As the liquid or slurry proceeds further along the conduit, the
vortex pattern gradually diminishes in size as viscous drag forces
slow down the rotational velocity of the liquid. The diameter of
the vortex core will be determined by the rate of rotation of the
liquid and the amount of gas or vapor separated from the slurry.
For effective gas-liquid separation, the gas core length should be
at least equal to the diameter of the withdrawal conduit, and
should usually not exceed about 10 times the conduit diameter.
To achieve an effective separation of the gas or vapor from the
swirling liquid, the gas withdrawal rate should be controlled so as
to provide adequate interface surface area in the vortex core, and
provide adequate time for the rotating liquid to disengage from the
vapor portion. This gas flow rate control can be accomplished by
monitoring the position of the lower end or tip of the vortex core
with a suitable density gauging device, such as with a nuclear
radiation gauge, and automatically controlling the gas withdrawal
rate through a valve controlled by a servo circuit so as to
maintain the vortex tip within the desired location range.
It is an advantage of this invention that the deposition of coke on
the separator inner wall is minimized or eliminated, due to the
continuous washing action of the rotating liquid and the formation
of the liquid vortex for effective gas-liquid separation for hot
hydrogenated hydrocarbon fluids.
The centrifugal forces existing in the gas-liquid phase separator
are also used to separate from the liquid any particulate catalyst
which may be carried over from the catalytic reaction zone by the
liquid effluent stream. Because the catalyst particles will tend to
be thrown to the periphery of the rotating liquid, a clean liquid
stream can be withdrawn from the downstream or lower end of the
phase separation zone. Such separation permits using in the
reaction zone a finer size particulate catalyst having more surface
area and activity than would otherwise be possible, since any
catalyst particles carried out of the reactor by the effluent
liquid would be separated from the liquid products and returned to
the reaction zone via a recycled ebullating-liquid flow stream.

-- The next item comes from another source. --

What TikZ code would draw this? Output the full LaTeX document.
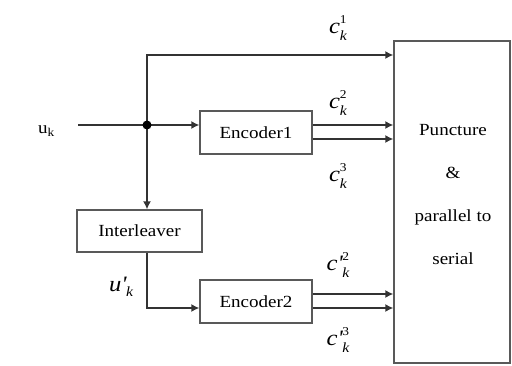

This arrangement also allows the reactor to be operated nearly full
of catalyst without concern about catalyst carryover and loss, and
make better use of the reactor volume.
In another embodiment of this invention, the same phase separation
concepts for hot hydrocarbon stream utilizing a liquid vortex are
applied to the internal liquid recycle loop within an ebullated
catalyst bed reactor. The vortex pattern is established for the
reactor liquid within the upper end of the liquid downcomer
conduit. The effluent gas portion is withdrawn from the top of the
reactor, and the liquid portion is withdrawn from the liquid
recycle conduit for further processing. To control the size of the
vortex core within the liquid downcomer, a sonic device would be
installed in the gas effluent conduit to measure the depth of the
vortex gas core. Alternatively, the density of the liquid product
could be monitored and the gas withdrawal rate adjusted to just
eliminate gas entrainment in the liquid.
DESCRIPTION OF DRAWINGS
FIG. 1 is a schematic cross-sectional diagram of a phase separator
configuration utilizing a liquid vortex, located external to a
catalytic reactor.
FIGS. 2 and 3 show an alternative phase separator
configuration.
FIG. 4 is a cross-sectional diagram showing a vortex phase
separator located within the recycle liquid downcomer of an
ebullated catalyst bed type reactor.
DESCRIPTION OF PREFERRED EMBODIMENTS
As shown in FIG. 1, a heavy hydrocarbon feedstream 10, such as a
coal-oil slurry, is introduced with hydrogen at 11 into reactor 12,
which is preferably an upflow, ebullated-catalyst-bed type reactor
operated at elevated temperature and pressure conditions. Catalyst
bed 13 is expanded to level 13a by upward flow of gas and recycled
liquid, as is generally taught by U.S. Pat. No. 3,519,555 to Keith.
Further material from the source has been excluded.